I have very big parquet file with 25+Million rows and loaded the file using polars and did some transformation.
But getting out of memory error during transformations. So trying to run in batches.
below is sample data and code
df = pl.read_parquet('path_to_your_file.parquet')
# below is sample data,
df = pl.DataFrame(
{
"id": ["1", "1", "1", "1", "2", "2", "2"],
"points": ["v", "b", np.nan, np.nan, "d", np.nan, "c"],
"rebounds": ["a", np.nan, "z", "m", np.nan, "e", np.nan],
}
)
grouped_df = df.groupby("id")
def transformations(df):
# Here actual transformation logic
return df
final_df = None
for chunk in grouped_df:
df1 = chunk.to_pandas()
batch_transform = transformations(df1)
if final_df is None:
final_df = batch_transform
else:
final_df = pd.concat([final_df, batch_transform])
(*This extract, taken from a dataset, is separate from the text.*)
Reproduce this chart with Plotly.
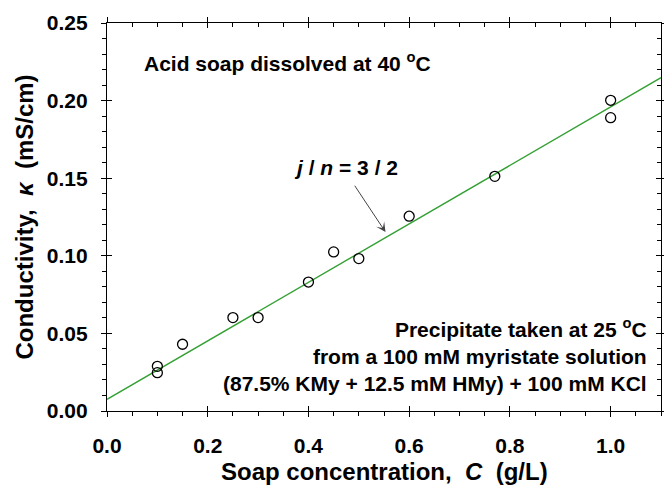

print("Final final_df \n", final_df)
There are 2 million unique data in id
. Above code running 1 batch for one id
. so total 2 million batches.
a id
may have 5 to 12 rows data. I want decrease total number of batches by increasing number of rows in a batch. Goal is to improve executive time.
I want to have 10K unique id
in one batch.
How to split polars dataframe after groupby to have 10K unique id
in one batch ?
Thanks